“I don't come here every year,” joked Ishant Sharma when reminded that it’s been 11 years since he toured Australia first time. That spell to Ricky Ponting is still fresh in memory, but it’s hard to realise sometimes that it happened more than a decade ago.
Since then, Ishant has come a long way, and is only 13 matches away from becoming just the second Indian pacer to 100 Tests. Ishant is just 30 years of age, and that’s a real possibility. Among Indian pacers, only Zaheer Khan (92) and Kapil Dev (131) have played more Tests.
Is Ishant in the same league, though? The short answer is no. Through the 11 years, Ishant has seen more downs than ups. His career stats tell the story: 87 matches, 256 wickets at an average close to 35 and strike-rate close to 67.
Much was expected of Ishant after he burst into the scene with that terrific spell, but he hardly did justice. For the initial years of his career, he was categorised ‘unlucky’. He often bowled the long spells but hardly got rewards. There would be the odd spell where he’d trouble batsmen, but Ishant just couldn’t sustain his form.
That wasn’t just down to luck though. Ishant struggled with consistency in line and length. His problems with his wrist positions came under the scanner for he hardly got the ball to swing the way he did earlier.
India kept hoping Ishant would rise under the helpful company of Zaheer, but that didn’t happen. Ishant’s biggest Test was the 2011 overseas leg when Zaheer was injured. Ishant failed, just like the entire team. In four Tests in England, he got only 11 wickets at an average close to 60. He did worse in Australia, picking only five wickets from four games at an average above 90.
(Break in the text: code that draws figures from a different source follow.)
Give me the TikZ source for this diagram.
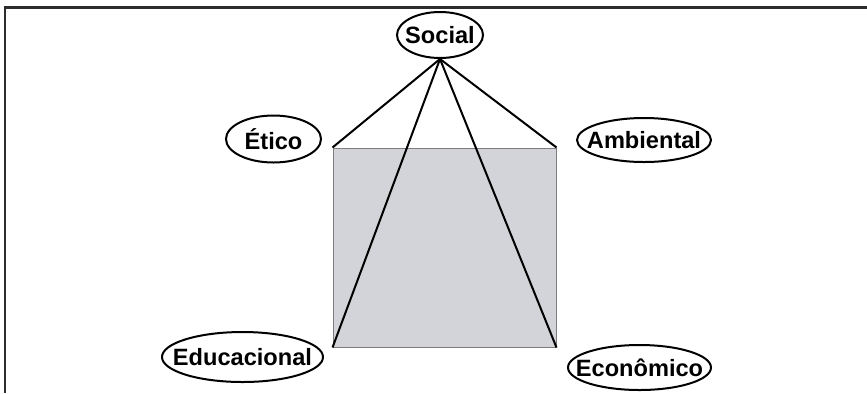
\documentclass[tikz,border=0pt]{standalone}
\usepackage{fontspec}
\setmainfont{Liberation Sans}
\usepackage{tikz}
\usetikzlibrary{shapes.geometric}
\definecolor{cinzaquadro}{RGB}{211,212,217}
\definecolor{cinzaborda}{RGB}{125,125,128}
\definecolor{cinzamoldura}{RGB}{45,45,45}
\tikzstyle{dimensao} = [ellipse, draw=black, line width=1pt, fill=white, inner xsep=-7pt, inner ysep=0pt, text centered, font=\fontsize{11.8}{14}\selectfont\bfseries]
\tikzstyle{quadro} = [rectangle, draw=cinzaborda, line width=0.5pt, fill=cinzaquadro, inner sep=0pt]
\tikzstyle{ligacao} = [draw=black, line width=1pt]
\tikzstyle{moldura} = [draw=cinzamoldura, line width=1.1pt]

\begin{document}
\begin{tikzpicture}[x=0.5pt, y=-0.5pt]
      \useasboundingbox (0,0) rectangle (867,393);
      \draw [moldura] (4.7,393) -- (4.7,7.5) -- (867,7.5);
      \node (base) [quadro, minimum width=111.5pt, minimum height=99.5pt] at (444.5,247.5) {};
      \node (social) [dimensao, minimum width=43pt, minimum height=23pt] at (440,35) {Social};
      \node (etico) [dimensao, minimum width=47.5pt, minimum height=23.5pt] at (273.5,139) {Ético};
      \node (ambiental) [dimensao, minimum width=67pt, minimum height=22pt] at (644,140) {Ambiental};
      \node (educacional) [dimensao, minimum width=80.5pt, minimum height=25pt] at (242.5,357) {Educacional};
      \node (economico) [dimensao, minimum width=71.5pt, minimum height=22.5pt] at (639.5,367.5) {Econômico};
      \draw [ligacao] (social.south) -- (base.north west);
      \draw [ligacao] (social.south) -- (base.north east);
      \draw [ligacao] (social.south) -- (base.south west);
      \draw [ligacao] (social.south) -- (base.south east);
    \end{tikzpicture}
\end{document}
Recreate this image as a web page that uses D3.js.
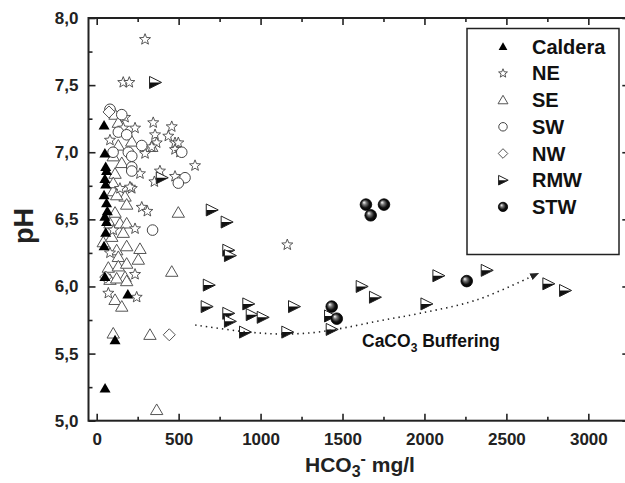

But India persisted with Ishant. He was in his early 20s, and despite his early failures, deemed a worthy investment. The returns started in 2014, beginning with the Lord’s victory.
Until then, Ishant had only 102 wickets from 33 matches overseas at an average above 40. Since then, he is a much improved bowler. The average over 21 matches abroad has come down to 28.35, with 70 wickets from 21 games.
Now, Ishant heads into his fourth tour of Australia on an upward curve. In the current overseas leg, Ishant has picked up 26 wickets from seven matches in South Africa and England.
He did show an improvement in the 2014 tour, picking up nine wickets from three matches, and this is perhaps the best time to set the record straight in Australia as well. He has been to Australia thrice for Test series. He has also worked with Jason Gillespie in Sussex earlier this year.
“I've played 11 years, I don't need to think that I need to do well,” Ishant stressed, talking to reporters ahead of a four-day practice match against CA XI in Sydney. “I'm not really a kind of person who thinks about what happened in the past, I'm always looking forward to what's going to happen in the future. I'm looking forward to do well in this tour as well.”
Ishant is now getting closer to where Zaheer was. Not in terms of numbers but in terms of role in the team, as leader of the attack. He has much more potent peers than Zaheer did though, with the likes of Bhuvneshwar Kumar, Mohammed Shami, Umesh Yadav and Jasprit Bumrah making India’s one of the best pace attacks in world cricket at the moment.
“You have a healthy competition in the team. Lot of fast bowlers are coming and if you're not doing well you'll have to sit behind and watch the game,” said Ishant. “It's a great opportunity for everyone to do well in any condition. We (bowlers) did well in the last two tours in South Africa and England.”
Against an Australian side sans David Warner and Steve Smith, the Indian bowling unit would fancy their chances. Ishant, though, was not looking too far ahead.
“To be honest we don't think about all these things. It always depends on a given day,” he said. “Whoever is playing for the country is good enough, that's why they're representing their country. So we don't take anyone lightly till we get the results.
“Everyone is passionate. We're very motivated to win the series. We have a good balance in the side which is very promising. The biggest aim is to win the series. Everybody is focusing on that, we not thinking about personal performances. Just aim to win the series in Australia.”